Wednesday, November 23, 2011

Playing Pepper

I always knew the Atlantic's James Fallows to be a reliable liberal, but I also thought he retained a modicum at least of, what?, common sense, perspective?  Apparently not.

Upset by the images of the police pepper-spraying the student "Occupy" protesters at UC-Davis, after they refused to obey repeated pleas, then orders to disperse, Fallows writes:
I can't see any legitimate basis for police action like what is shown here. Watch that first minute and think how we'd react if we saw it coming from some riot-control unit in China, or in Syria. The calm of the officer who walks up and in a leisurely way pepper-sprays unarmed and passive people right in the face? We'd think: this is what happens when authority is unaccountable and has lost any sense of human connection to a subject population. That's what I think here.
That's what you think Mr. Fallows?

Well, what I think is that very unlike China and Syria, which are brutal authoritarian regimes where the people have no voice and no other recourse save public protest, peaceful or not, the United States is a government of law, a representative democracy where the people enjoy constitutional protections of their rights and nearly countless avenues for seeking redress of their grievances, the most important of which is the ballot.

The "Occupy" phenomenon is first and foremost crude political theatre.
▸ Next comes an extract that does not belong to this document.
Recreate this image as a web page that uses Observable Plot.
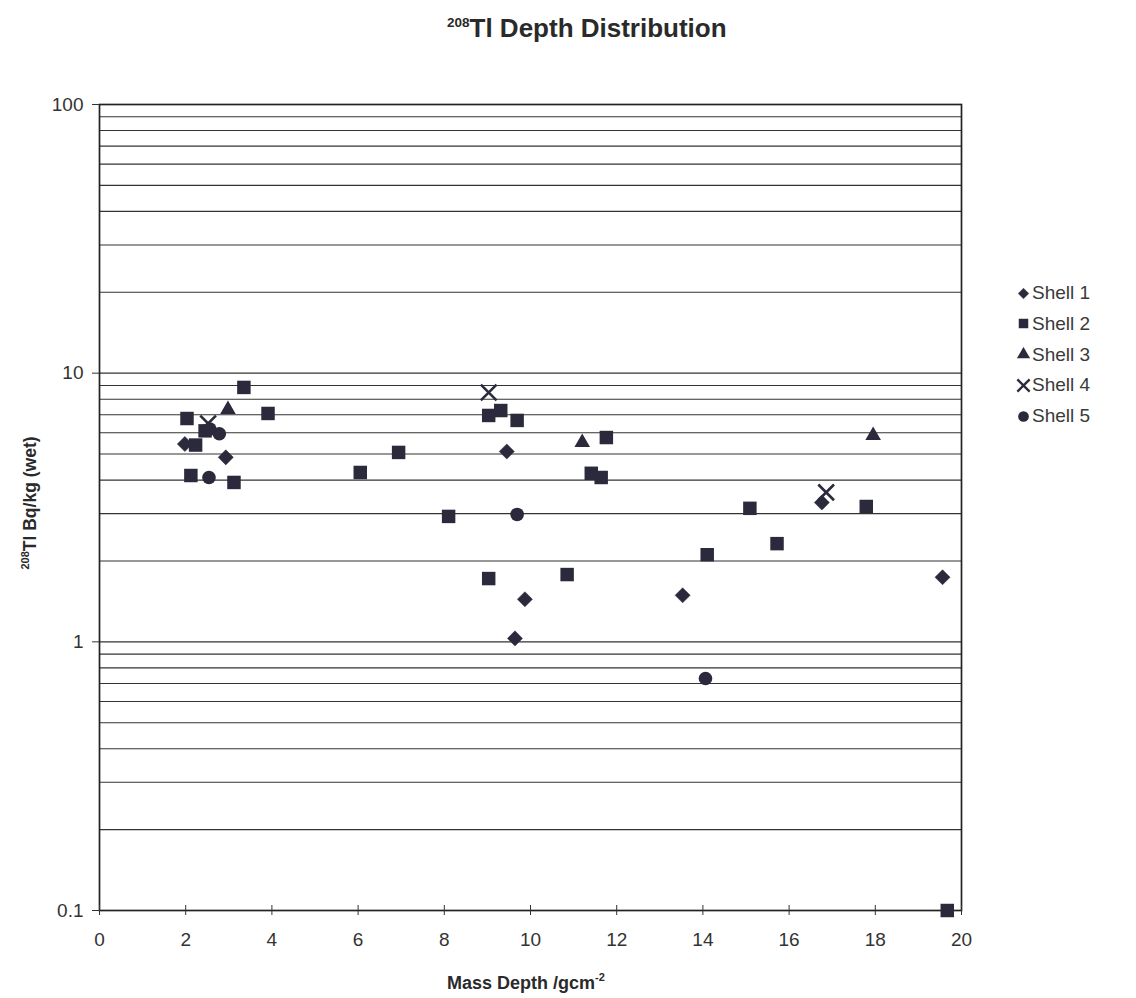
<!DOCTYPE html>
<html>
<head>
<meta charset="utf-8">
<script src="https://cdn.jsdelivr.net/npm/d3@7"></script>
<script src="https://cdn.jsdelivr.net/npm/@observablehq/plot@0.6"></script>
<style>
  body { margin: 0; background: #fff; font-family: "Liberation Sans", Arial, sans-serif; }
  #wrap { position: relative; width: 1136px; height: 998px; overflow: hidden; }
  #chart { position: absolute; left: 0; top: 0; }
  .txt { position: absolute; white-space: nowrap; color: #2a2a2a; }
  #title { left: 447px; top: 13px; font-size: 26px; font-weight: bold; line-height: 30px; }
  #title sup { font-size: 13.5px; vertical-align: 10px; line-height: 0; }
  #xlabel { left: 447px; top: 972px; font-size: 18px; font-weight: bold; line-height: 22px; }
  #xlabel sup { font-size: 11px; vertical-align: 8px; line-height: 0; }
  #ylabel { left: 30px; top: 503px; font-size: 17.5px; font-weight: bold; line-height: 22px;
            transform: translate(-50%, -50%) rotate(-90deg); }
  #ylabel sup { font-size: 11px; vertical-align: 7px; line-height: 0; }
  .leg { position: absolute; display: flex; align-items: center; font-size: 19px; color: #3a3a3a; line-height: 22px; }
  .leg svg { margin-right: 1px; }
</style>
</head>
<body>
<div id="wrap">
  <div id="chart"></div>
  <div id="title" class="txt"><sup>208</sup>Tl Depth Distribution</div>
  <div id="xlabel" class="txt">Mass Depth /gcm<sup>-2</sup></div>
  <div id="ylabel" class="txt"><sup>208</sup>Tl Bq/kg (wet)</div>
</div>
<script>
// ---- data ----
const shellNames = ["Shell 1", "Shell 2", "Shell 3", "Shell 4", "Shell 5"];

const shell1Depth    = [1.98, 2.93, 9.45, 9.87, 9.64, 13.53, 16.76, 19.56];
const shell1Activity = [5.45, 4.86, 5.11, 1.44, 1.03, 1.49, 3.3, 1.74];

const shell2Depth    = [2.03, 2.12, 2.23, 2.45, 3.12, 3.35, 3.91, 6.05, 6.94, 8.1, 9.03, 9.31, 9.69, 9.03, 10.85, 11.41, 11.64, 11.76, 14.1, 15.09, 15.72, 17.79, 19.67];
const shell2Activity = [6.78, 4.16, 5.4, 6.1, 3.92, 8.85, 7.08, 4.27, 5.07, 2.93, 6.96, 7.26, 6.67, 1.72, 1.78, 4.24, 4.09, 5.76, 2.11, 3.14, 2.32, 3.19, 0.1];

const shell3Depth    = [2.98, 11.2, 17.95];
const shell3Activity = [7.33, 5.52, 5.86];

const shell4Depth    = [2.52, 9.03, 16.86];
const shell4Activity = [6.5, 8.47, 3.6];

const shell5Depth    = [2.56, 2.78, 2.54, 9.69, 14.06];
const shell5Activity = [6.2, 5.95, 4.09, 2.98, 0.73];

const xTickValues = [0, 2, 4, 6, 8, 10, 12, 14, 16, 18, 20];
const yTickValues = [0.1, 1, 10, 100];
const yGridValues = [0.1, 0.2, 0.3, 0.4, 0.5, 0.6, 0.7, 0.8, 0.9,
                     1, 2, 3, 4, 5, 6, 7, 8, 9,
                     10, 20, 30, 40, 50, 60, 70, 80, 90, 100];

// ---- build tables ----
const toRows = (xs, ys) => xs.map((x, i) => ({depth: x, activity: ys[i]}));
const rows1 = toRows(shell1Depth, shell1Activity);
const rows2 = toRows(shell2Depth, shell2Activity);
const rows3 = toRows(shell3Depth, shell3Activity);
const rows4 = toRows(shell4Depth, shell4Activity);
const rows5 = toRows(shell5Depth, shell5Activity);

const ink = "#2a2a3c";

const chart = Plot.plot({
  width: 1136,
  height: 998,
  marginTop: 104,
  marginBottom: 88,
  marginLeft: 99,
  marginRight: 175,
  style: { fontFamily: "Liberation Sans, Arial, sans-serif", fontSize: "19px", color: "#333", background: "transparent" },
  x: { domain: [0, 20] },
  y: { type: "log", domain: [0.1, 100] },
  marks: [
    Plot.ruleY(yGridValues, { stroke: "#333", strokeWidth: 1.1 }),
    Plot.frame({ stroke: "#222", strokeWidth: 1.7 }),
    Plot.axisY({ ticks: yTickValues, tickFormat: d => String(d), tickSize: 7, tickPadding: 9, label: null }),
    Plot.axisX({ ticks: xTickValues, tickSize: 5, tickPadding: 17, label: null }),
    Plot.axisX({ ticks: xTickValues, tickSize: -5, tickFormat: () => "", label: null }),
    Plot.dot(rows1, { x: "depth", y: "activity", symbol: "diamond2", r: 6.8, fill: ink, stroke: ink, strokeWidth: 0.5 }),
    Plot.dot(rows2, { x: "depth", y: "activity", symbol: "square", r: 7.6, fill: ink, stroke: "none" }),
    Plot.dot(rows3, { x: "depth", y: "activity", symbol: "triangle", r: 5.8, fill: ink, stroke: "none" }),
    Plot.dot(rows4, { x: "depth", y: "activity", symbol: "times", r: 7.2, fill: "none", stroke: ink, strokeWidth: 2.6 }),
    Plot.dot(rows5, { x: "depth", y: "activity", symbol: "circle", r: 6.8, fill: ink, stroke: "none" })
  ]
});
document.getElementById("chart").appendChild(chart);

// ---- legend ----
const legendSymbols = [
  { type: d3.symbolDiamond2, size: 70, fill: ink, stroke: ink, sw: 0.5 },
  { type: d3.symbolSquare, size: 90, fill: ink, stroke: "none", sw: 0 },
  { type: d3.symbolTriangle, size: 75, fill: ink, stroke: "none", sw: 0 },
  { type: d3.symbolTimes, size: 100, fill: "none", stroke: ink, sw: 2.3 },
  { type: d3.symbolCircle, size: 90, fill: ink, stroke: "none", sw: 0 }
];
const wrap = document.getElementById("wrap");
shellNames.forEach((name, i) => {
  const s = legendSymbols[i];
  const div = document.createElement("div");
  div.className = "leg";
  div.style.left = "1016px";
  div.style.top = (282 + i * 30.8) + "px";
  const path = d3.symbol(s.type, s.size)();
  div.innerHTML = `<svg width="15" height="15" viewBox="-7.5 -7.5 15 15"><path d="${path}" fill="${s.fill}" stroke="${s.stroke}" stroke-width="${s.sw}"/></svg><span>${name}</span>`;
  wrap.appendChild(div);
});
</script>
</body>
</html>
The pepper-spraying of the protesters is precisely the response or kind of response it is calculated to engender, with the hope that the mere image of it will inspire broader sympathy among fellow citizens.

But aside from managing to offend a few silly, un-thinking liberals who are forever waiting to be offended anyway, the ploy won't work.  It didn't work during the Vietnam era, remember Nixon was both elected and re-elected, and it won't work now.